The BBC recently aired a programme in which participants from the Aetherius Society and the British Union of Spiritist Societies participated in a serious debate about whether Jesus and Buddha were aliens. The Aetherius Society believe that Jesus and Buddha came from Venus, Sri Krishna from Saturn and Saint Peter from Mars. Two Christians – a scientist and a bishop – were also present, and unsurprisingly they disagreed with the other participants. The “Big Question” program was broadcast as part of the BBC’s religious output.

The fact that politicians sometimes say what people want to hear rather than what they believe may hardly be news to many people. However, one such incident was considered newsworthy this week – because the offender was Barack Obama; because the incident was reported by his former top political advisor, David Axelrod; and because Axelrod claimed that Obama consciously lied rather than bending the truth or changing his mind later. The issue was Obama professing opposition to gay marriage, particularly when the audience included members of black churches, when he sought election in 2008. Obama has disputed Axelrod’s account, but his public statements in support of traditional marriage in 2008, and claiming he had “always been in favour of gay marriage” in 2012, are on public record.

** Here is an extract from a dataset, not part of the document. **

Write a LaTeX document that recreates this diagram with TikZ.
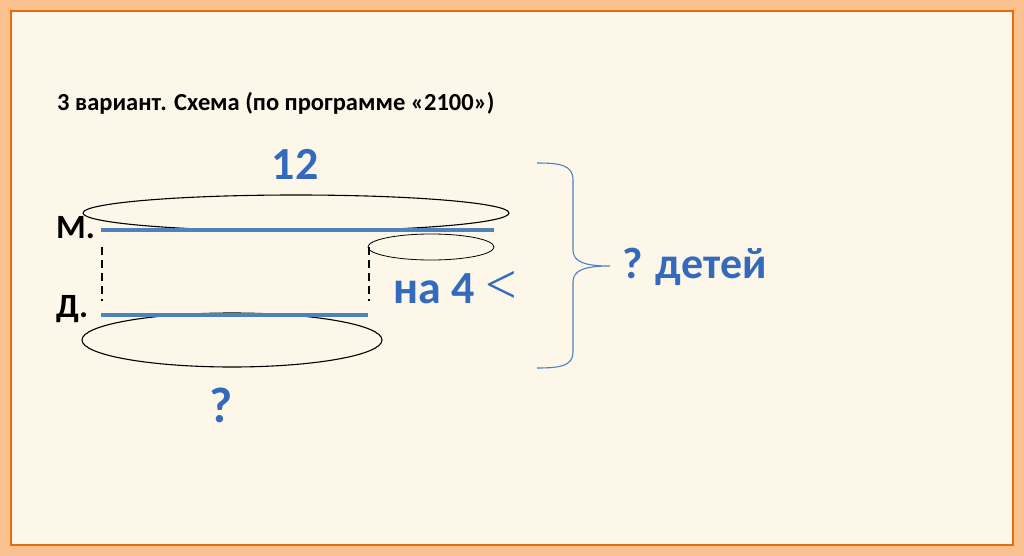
\documentclass[tikz,border=0pt]{standalone}
\usepackage{fontspec}
\setmainfont{Carlito}
\newfontfamily\serifsym{Liberation Serif}
\definecolor{outerorange}{RGB}{250,192,143}
\definecolor{frameorange}{RGB}{228,108,10}
\definecolor{cream}{RGB}{253,247,234}
\definecolor{segblue}{RGB}{79,129,189}
\definecolor{artblue}{RGB}{52,106,188}
\begin{document}
\begin{tikzpicture}[x=1pt,y=-1pt,
  title/.style={font=\fontsize{24.5}{28}\selectfont\bfseries, inner sep=0pt, anchor=base west},
  letter/.style={font=\fontsize{34}{38}\selectfont\bfseries, inner sep=0pt, anchor=base west},
  wordart/.style={font=\fontsize{46}{50}\selectfont\bfseries, text=artblue, inner sep=0pt},
  segment/.style={draw=segblue, line width=4pt},
  oval/.style={draw=black, line width=1.1pt},
  thinoval/.style={draw=black, line width=0.8pt},
  guide/.style={draw=black, line width=1.4pt, dash pattern=on 8pt off 5pt},
  bracecurve/.style={draw=segblue, line width=1.1pt}]
\useasboundingbox (0,0) rectangle (1024,556);
\fill[outerorange] (0,0) rectangle (1024,556);
\filldraw[fill=cream, draw=frameorange, line width=2.5pt] (11,11) rectangle (1013,545);

\node[title] (title) at (57,111) {3 вариант. Схема (по программе «2100»)};

\node[wordart] (n12) at (295,164) {12};

% ellipses
\draw[oval] (296,213) ellipse [x radius=213, y radius=18];
\draw[thinoval] (431,247) ellipse [x radius=63, y radius=13];
\draw[oval] (232,340) ellipse [x radius=150, y radius=27];

% labels
\node[letter] (m) at (56,238) {М.};
\node[letter] (d) at (56,317) {Д.};

% segments
\coordinate (ms) at (101,230);
\coordinate (me) at (494,230);
\coordinate (ds) at (101,315);
\coordinate (de) at (368,315);
\draw[segment] (ms) -- (me);
\draw[segment] (ds) -- (de);

% dashed guides
\coordinate (g1a) at (102,247);
\coordinate (g1b) at (102,301);
\coordinate (g2a) at (369,247);
\coordinate (g2b) at (369,301);
\draw[guide] (g1a) -- (g1b);
\draw[guide] (g2a) -- (g2b);

\node[wordart, anchor=base west] (diff) at (393,303) {на 4 {\serifsym\mdseries\fontsize{56}{58}\selectfont <}};

% brace
\draw[bracecurve] (537,163) .. controls (560,163) and (573,165) .. (573,180)
  -- (573,250) .. controls (573,262) and (585,266) .. (610,266)
  .. controls (585,266) and (573,270) .. (573,282)
  -- (573,352) .. controls (573,366) and (560,368) .. (537,368);

\node[wordart, font=\fontsize{44}{48}\selectfont\bfseries, anchor=base west] (total) at (622,278) {? детей};

\node[wordart, font=\fontsize{50}{54}\selectfont\bfseries] (q) at (221,405) {?};
\end{tikzpicture}
\end{document}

In technology news, blunders where emails are sent to the wrong person are nothing new, but there was a particularly egregious example this week from St. Andrew’s University. An email that was intended for a handful of students who have already been offered a place at the university, inviting them to visit, was accidentally sent to 760 Scottish applicants who were waiting to hear if their applications were successful. An apologetic retraction was emailed out just half an hour later, but even that included a hint of inability to organise the data sensibly; a spokesman said “The emails were sent by alphabetical order; we believe that only applicants whose first [sic] name begins with the letters A to D were affected.”


And finally, a woman from Salisbury (and sister-in-law of a friend of mine) has created a highly unusual work of art – a copy of the Magna Carta on top of a cake. Christine Jensen wrote all 4,000 words of the mediaeval Latin document in food dye on fondant. It will now go on display at Salisbury Cathedral alongside one of the four surviving original copies of the document. Christine said, “One of the things I really love doing is making a cake that accurately tells a story. The only way I would do that in this case was literally writing it all out word for word.”